▶ Stated goal:
Drop every picture, then transcribe the remaining data exactly.

▶ Data extract:
[BEGIN]
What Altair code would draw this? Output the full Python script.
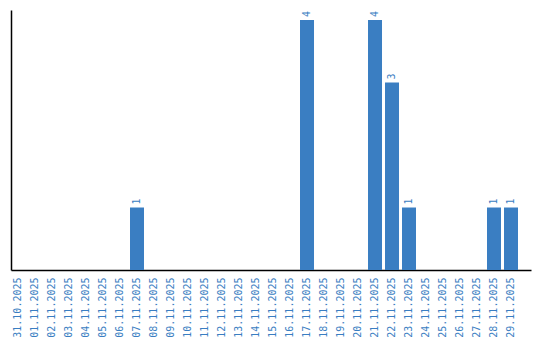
import altair as alt
import pandas as pd

dates = ["31.10.2025", "01.11.2025", "02.11.2025", "03.11.2025", "04.11.2025",
         "05.11.2025", "06.11.2025", "07.11.2025", "08.11.2025", "09.11.2025",
         "10.11.2025", "11.11.2025", "12.11.2025", "13.11.2025", "14.11.2025",
         "15.11.2025", "16.11.2025", "17.11.2025", "18.11.2025", "19.11.2025",
         "20.11.2025", "21.11.2025", "22.11.2025", "23.11.2025", "24.11.2025",
         "25.11.2025", "26.11.2025", "27.11.2025", "28.11.2025", "29.11.2025"]
counts = [0, 0, 0, 0, 0, 0, 0, 1, 0, 0,
          0, 0, 0, 0, 0, 0, 0, 4, 0, 0,
          0, 4, 3, 1, 0, 0, 0, 0, 1, 1]

df = pd.DataFrame({"date": dates, "count": counts})

BLUE = "#3a7ec2"
FONT = "DejaVu Sans Mono"

x = alt.X("date:N", sort=dates,
          scale=alt.Scale(paddingInner=3/17, paddingOuter=0.382, align=0),
          axis=alt.Axis(title=None, labelAngle=-90, labelColor=BLUE, labelFont=FONT,
                        labelFontSize=10, ticks=False, labelPadding=7, grid=False,
                        domainColor="black", domainWidth=1.5))
y = alt.Y("count:Q", scale=alt.Scale(domain=[0, 4.16], nice=False, zero=True),
          axis=alt.Axis(title=None, labels=False, ticks=False, grid=False,
                        domainColor="black", domainWidth=1.5))

bars = alt.Chart(df).mark_bar(color=BLUE).encode(x=x, y=y)
text = alt.Chart(df).transform_filter("datum.count > 0").mark_text(
    angle=270, align="left", baseline="middle", dx=3, color=BLUE, font=FONT, fontSize=10
).encode(x=alt.X("date:N", sort=dates), y="count:Q", text="count:Q")

chart = (bars + text).properties(
    width=520, height=260,
    autosize=alt.AutoSizeParams(type="none"),
    padding={"left": 11, "top": 10, "right": 9, "bottom": 70},
).configure_view(stroke=None)

chart.save("out.html", embed_options={"renderer": "svg", "actions": False})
[END]
▶ Result for this task:
What Altair code would draw this? Output the full Python script.
import altair as alt
import pandas as pd

dates = ["31.10.2025", "01.11.2025", "02.11.2025", "03.11.2025", "04.11.2025",
         "05.11.2025", "06.11.2025", "07.11.2025", "08.11.2025", "09.11.2025",
         "10.11.2025", "11.11.2025", "12.11.2025", "13.11.2025", "14.11.2025",
         "15.11.2025", "16.11.2025", "17.11.2025", "18.11.2025", "19.11.2025",
         "20.11.2025", "21.11.2025", "22.11.2025", "23.11.2025", "24.11.2025",
         "25.11.2025", "26.11.2025", "27.11.2025", "28.11.2025", "29.11.2025"]
counts = [0, 0, 0, 0, 0, 0, 0, 1, 0, 0,
          0, 0, 0, 0, 0, 0, 0, 4, 0, 0,
          0, 4, 3, 1, 0, 0, 0, 0, 1, 1]

df = pd.DataFrame({"date": dates, "count": counts})

BLUE = "#3a7ec2"
FONT = "DejaVu Sans Mono"

x = alt.X("date:N", sort=dates,
          scale=alt.Scale(paddingInner=3/17, paddingOuter=0.382, align=0),
          axis=alt.Axis(title=None, labelAngle=-90, labelColor=BLUE, labelFont=FONT,
                        labelFontSize=10, ticks=False, labelPadding=7, grid=False,
                        domainColor="black", domainWidth=1.5))
y = alt.Y("count:Q", scale=alt.Scale(domain=[0, 4.16], nice=False, zero=True),
          axis=alt.Axis(title=None, labels=False, ticks=False, grid=False,
                        domainColor="black", domainWidth=1.5))

bars = alt.Chart(df).mark_bar(color=BLUE).encode(x=x, y=y)
text = alt.Chart(df).transform_filter("datum.count > 0").mark_text(
    angle=270, align="left", baseline="middle", dx=3, color=BLUE, font=FONT, fontSize=10
).encode(x=alt.X("date:N", sort=dates), y="count:Q", text="count:Q")

chart = (bars + text).properties(
    width=520, height=260,
    autosize=alt.AutoSizeParams(type="none"),
    padding={"left": 11, "top": 10, "right": 9, "bottom": 70},
).configure_view(stroke=None)

chart.save("out.html", embed_options={"renderer": "svg", "actions": False})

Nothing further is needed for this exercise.